Sermons

Summary: Part 9 in a series on the life of David

Insights from the Life of David - Part 10:

"The Lord Is My Shepherd"

Psalm 23

Over the past ten weeks we’ve been studying the most intricate details of the man David’s life. We’ve looked at both the positive points and the failures along his journey and today we’re going to study one of the best-known passages in the entire Bible, a passage that isn’t just about David, but was actually written by David himself. Most of us learned it as children and it continues to be a comfort to those who are dying. It’s so well loved because it brings words of assurance to those who have lost a loved one and for that reason it is almost always used at a funeral service. And maybe it’s so well loved because it’s so personal and individual. It applies to us. Its words bring comfort and confidence to us in our struggles, in our trials, in our moments of despair. It’s the 23rd Psalm.

This morning as we wrap up our study of the life of David I want us to look at this Psalm as a roadmap if you will for our lives. You see, this Psalm points to a journey that each and everyone of us should be on; a journey which will lead us to the life Jesus promised us in John 10 when he said, “I have come that you might have life and that you might have it more abundantly.”

The fact is most Christians believe that the ticket to eternity is Jesus Christ, and rightfully so. But what so many of us fail to realize is that Christ came not only to give us new life in heaven, but to give us abundant life on this earth as well. And what breaks my heart is the fact that I don’t need to go out into the community to find those who are not experiencing that abundant life. I don’t need to go out into the world to find those who have never experienced what David was talking about when he wrote the 23rd Psalm. It’s all around me in the church. There are those of us who have never really comprehended what this abundant life is all about, who even though we would call Jesus our shepherd are no different than those outside of the church.
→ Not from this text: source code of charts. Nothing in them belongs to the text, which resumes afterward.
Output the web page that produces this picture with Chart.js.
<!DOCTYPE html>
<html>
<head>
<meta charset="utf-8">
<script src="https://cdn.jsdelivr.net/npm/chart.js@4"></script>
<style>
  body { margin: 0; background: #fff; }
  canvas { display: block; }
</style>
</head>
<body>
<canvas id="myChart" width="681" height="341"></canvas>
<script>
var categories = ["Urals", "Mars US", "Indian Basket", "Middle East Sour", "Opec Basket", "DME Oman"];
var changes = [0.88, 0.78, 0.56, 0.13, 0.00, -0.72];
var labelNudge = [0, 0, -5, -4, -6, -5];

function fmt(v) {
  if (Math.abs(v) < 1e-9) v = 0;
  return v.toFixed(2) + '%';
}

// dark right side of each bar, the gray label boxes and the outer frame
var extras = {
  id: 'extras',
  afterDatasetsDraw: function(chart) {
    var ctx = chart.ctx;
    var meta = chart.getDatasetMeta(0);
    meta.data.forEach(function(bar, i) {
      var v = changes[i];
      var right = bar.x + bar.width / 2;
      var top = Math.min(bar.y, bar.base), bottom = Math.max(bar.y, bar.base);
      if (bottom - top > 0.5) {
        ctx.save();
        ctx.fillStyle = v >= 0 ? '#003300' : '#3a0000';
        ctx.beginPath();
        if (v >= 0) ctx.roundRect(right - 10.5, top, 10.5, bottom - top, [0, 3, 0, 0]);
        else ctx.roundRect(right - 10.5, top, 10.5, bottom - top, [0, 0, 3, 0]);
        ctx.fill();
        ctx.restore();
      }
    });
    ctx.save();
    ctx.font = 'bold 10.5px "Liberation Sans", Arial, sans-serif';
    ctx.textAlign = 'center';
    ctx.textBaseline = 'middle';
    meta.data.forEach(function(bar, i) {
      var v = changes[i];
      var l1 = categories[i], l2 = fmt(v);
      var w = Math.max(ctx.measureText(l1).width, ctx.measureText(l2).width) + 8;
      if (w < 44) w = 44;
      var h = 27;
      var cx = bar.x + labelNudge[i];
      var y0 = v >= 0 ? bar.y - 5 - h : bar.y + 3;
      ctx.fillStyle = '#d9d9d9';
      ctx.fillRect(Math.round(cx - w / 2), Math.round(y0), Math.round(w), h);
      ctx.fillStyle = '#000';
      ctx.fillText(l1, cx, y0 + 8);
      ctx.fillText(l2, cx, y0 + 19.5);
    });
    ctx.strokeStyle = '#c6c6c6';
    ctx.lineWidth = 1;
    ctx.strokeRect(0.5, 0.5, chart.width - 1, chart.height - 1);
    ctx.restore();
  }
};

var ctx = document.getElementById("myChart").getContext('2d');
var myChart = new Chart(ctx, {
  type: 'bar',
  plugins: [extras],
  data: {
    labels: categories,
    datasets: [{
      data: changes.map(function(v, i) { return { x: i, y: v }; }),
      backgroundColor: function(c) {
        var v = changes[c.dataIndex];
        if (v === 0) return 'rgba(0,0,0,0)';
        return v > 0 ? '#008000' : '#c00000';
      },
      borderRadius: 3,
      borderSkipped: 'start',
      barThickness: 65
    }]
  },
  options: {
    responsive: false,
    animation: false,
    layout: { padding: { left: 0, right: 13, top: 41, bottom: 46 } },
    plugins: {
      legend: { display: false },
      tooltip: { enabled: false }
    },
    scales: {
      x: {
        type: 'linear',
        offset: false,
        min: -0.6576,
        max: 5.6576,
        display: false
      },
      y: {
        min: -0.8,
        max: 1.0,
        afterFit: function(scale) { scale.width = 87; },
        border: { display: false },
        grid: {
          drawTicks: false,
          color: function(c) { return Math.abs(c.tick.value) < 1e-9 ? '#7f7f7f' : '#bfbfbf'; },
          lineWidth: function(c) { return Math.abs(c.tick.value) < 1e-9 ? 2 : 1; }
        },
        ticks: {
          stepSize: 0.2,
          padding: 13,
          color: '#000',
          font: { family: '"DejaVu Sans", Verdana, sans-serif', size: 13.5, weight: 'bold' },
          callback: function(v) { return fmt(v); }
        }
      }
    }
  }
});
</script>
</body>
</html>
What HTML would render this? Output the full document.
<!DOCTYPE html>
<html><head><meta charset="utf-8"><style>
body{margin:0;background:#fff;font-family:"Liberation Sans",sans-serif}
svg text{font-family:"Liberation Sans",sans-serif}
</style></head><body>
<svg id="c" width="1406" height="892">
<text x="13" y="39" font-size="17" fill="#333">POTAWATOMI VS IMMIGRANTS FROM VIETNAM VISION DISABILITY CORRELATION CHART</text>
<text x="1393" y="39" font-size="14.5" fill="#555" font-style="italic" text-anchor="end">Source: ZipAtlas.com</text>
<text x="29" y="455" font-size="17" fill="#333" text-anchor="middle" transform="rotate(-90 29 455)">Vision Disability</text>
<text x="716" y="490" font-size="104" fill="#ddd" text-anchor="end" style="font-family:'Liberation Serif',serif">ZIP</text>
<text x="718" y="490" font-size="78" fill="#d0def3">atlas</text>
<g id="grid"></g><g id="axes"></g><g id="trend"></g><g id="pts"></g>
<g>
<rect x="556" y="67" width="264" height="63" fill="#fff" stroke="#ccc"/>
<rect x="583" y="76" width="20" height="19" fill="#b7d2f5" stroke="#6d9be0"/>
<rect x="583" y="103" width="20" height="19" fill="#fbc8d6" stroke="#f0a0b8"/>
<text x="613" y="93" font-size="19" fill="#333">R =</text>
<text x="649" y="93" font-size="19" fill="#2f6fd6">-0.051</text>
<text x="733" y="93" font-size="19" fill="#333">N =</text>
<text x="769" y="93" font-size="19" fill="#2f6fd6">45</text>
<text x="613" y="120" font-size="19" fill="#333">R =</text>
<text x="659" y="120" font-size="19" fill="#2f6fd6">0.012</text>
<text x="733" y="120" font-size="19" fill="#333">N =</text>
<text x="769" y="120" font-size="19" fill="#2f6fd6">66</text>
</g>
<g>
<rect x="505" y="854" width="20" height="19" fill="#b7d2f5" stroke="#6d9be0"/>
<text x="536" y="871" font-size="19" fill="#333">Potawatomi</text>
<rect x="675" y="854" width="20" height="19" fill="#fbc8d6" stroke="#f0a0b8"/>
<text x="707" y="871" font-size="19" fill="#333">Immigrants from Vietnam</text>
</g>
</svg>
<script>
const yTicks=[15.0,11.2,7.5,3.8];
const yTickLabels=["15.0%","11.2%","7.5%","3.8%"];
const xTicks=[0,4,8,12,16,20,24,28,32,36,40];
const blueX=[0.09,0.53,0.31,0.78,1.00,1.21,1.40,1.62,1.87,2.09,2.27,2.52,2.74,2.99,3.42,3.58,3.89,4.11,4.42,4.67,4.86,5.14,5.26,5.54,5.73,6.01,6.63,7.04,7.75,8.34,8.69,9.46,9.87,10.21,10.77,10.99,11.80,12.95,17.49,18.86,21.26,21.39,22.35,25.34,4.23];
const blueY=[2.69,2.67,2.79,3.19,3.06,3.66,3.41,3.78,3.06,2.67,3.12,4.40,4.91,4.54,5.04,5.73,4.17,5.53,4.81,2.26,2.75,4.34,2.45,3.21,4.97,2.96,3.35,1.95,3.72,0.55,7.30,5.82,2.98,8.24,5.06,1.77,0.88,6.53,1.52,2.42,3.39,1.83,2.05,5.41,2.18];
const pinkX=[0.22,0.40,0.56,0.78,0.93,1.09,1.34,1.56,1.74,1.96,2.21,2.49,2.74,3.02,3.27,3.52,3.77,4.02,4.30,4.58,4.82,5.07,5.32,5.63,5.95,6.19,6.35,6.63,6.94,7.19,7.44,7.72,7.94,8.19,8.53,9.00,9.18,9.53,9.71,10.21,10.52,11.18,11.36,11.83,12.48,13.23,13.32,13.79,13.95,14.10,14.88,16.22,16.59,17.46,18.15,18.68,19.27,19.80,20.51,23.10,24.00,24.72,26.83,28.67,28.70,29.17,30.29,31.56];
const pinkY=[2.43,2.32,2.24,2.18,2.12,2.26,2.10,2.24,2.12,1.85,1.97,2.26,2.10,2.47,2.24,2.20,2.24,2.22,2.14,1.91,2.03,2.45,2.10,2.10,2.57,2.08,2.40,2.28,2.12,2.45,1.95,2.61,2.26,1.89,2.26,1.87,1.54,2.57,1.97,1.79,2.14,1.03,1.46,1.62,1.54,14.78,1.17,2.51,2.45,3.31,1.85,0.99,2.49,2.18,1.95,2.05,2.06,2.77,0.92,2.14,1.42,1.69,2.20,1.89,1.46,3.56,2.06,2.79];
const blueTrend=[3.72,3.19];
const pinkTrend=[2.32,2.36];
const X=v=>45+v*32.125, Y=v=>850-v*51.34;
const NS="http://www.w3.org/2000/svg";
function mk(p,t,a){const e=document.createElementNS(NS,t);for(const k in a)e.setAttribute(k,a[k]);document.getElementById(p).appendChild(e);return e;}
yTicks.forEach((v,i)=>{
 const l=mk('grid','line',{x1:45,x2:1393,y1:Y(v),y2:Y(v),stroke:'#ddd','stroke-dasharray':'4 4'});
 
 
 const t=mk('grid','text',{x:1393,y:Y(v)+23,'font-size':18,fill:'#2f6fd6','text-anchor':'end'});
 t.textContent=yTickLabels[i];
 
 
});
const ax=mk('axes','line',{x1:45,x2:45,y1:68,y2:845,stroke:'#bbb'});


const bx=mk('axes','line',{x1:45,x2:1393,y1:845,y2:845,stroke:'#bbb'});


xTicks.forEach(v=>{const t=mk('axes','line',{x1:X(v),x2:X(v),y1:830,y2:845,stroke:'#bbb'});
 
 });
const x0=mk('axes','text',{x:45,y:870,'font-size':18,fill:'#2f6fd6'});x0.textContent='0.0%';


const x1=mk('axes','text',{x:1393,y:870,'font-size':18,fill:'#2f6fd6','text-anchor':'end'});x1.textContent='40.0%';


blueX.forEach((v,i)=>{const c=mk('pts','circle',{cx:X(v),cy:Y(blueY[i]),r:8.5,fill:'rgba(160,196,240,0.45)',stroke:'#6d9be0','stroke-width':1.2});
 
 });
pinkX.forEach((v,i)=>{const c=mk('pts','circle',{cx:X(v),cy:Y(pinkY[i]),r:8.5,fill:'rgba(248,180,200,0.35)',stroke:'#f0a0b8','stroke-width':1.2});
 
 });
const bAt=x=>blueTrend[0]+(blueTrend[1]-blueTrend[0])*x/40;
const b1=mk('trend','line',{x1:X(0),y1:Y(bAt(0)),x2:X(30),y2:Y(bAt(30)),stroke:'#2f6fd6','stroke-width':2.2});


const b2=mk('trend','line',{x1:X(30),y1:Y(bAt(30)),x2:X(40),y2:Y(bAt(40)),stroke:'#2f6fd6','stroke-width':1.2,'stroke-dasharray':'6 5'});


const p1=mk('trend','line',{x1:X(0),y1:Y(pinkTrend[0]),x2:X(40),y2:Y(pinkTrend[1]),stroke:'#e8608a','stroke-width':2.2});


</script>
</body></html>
There are those of us who even though we claim Jesus Christ as the One who brought forgiveness to our lives live no differently than those who have never met Christ.

Most of you know me well enough by this point to know that my passion in life and ministry is to help others understand that there’s more to this life. There’s more than just living and dying or trying to make it through another day. There’s freedom, there’s wholeness, there’s completion, there’s peace, there’s healing and there’s joy that can only be gained through one person. Jesus put it this way, “I am the good shepherd…I am the gate for the sheep…Those who come in through me will be saved.”

The Good Shepherd? The Gate for the Sheep? To us those words don’t make an awful lot of sense because we live in a society where tending sheep is not your ordinary occupation. And while the words of the 23rd Psalm sound comforting, few people really understand what they mean.

This morning I want to take a look at the 23rd Psalm because I believe in it is a short biography if you will of the life of David. If you were to ask David to sum everything up in a few short sentences I think the 23rd Psalm would be the words he’d choose. They’re words that tell us how we can experience abundance and become, like David, men and women after God’s own heart.”

Let us pray…

In order to understand this passage we’ve got to have a basic understating of sheep and shepherds. From the research I did this week I discovered some very interesting things about the life of Middle Eastern Shepherds and their sheep. And what I discovered lead me to understand this piece of scripture in three different areas. You see a shepherd understood that sheep could not remain in the same location year round and expect to be healthy sheep. They had to be on the move. They had to do so not only for their own benefit but for the benefit of the land as well otherwise it would be exhausted of its minerals and nutrients. During the winter the sheep would stay on the ranch. But when spring came the shepherd would begin a journey with his sheep which would lead them through passes following the receding snow line toward higher ground. And for the summer months the sheep would enjoy the beauty and abundance of the mountaintops where vegetation was rich and the sheep would thrive until the time came for them to return to the ranch again for the following winter. You see a sheep’s life was a journey. It was a journey marked by change, by new direction, by uncertainty, by fear, by danger, and yet by great abundance.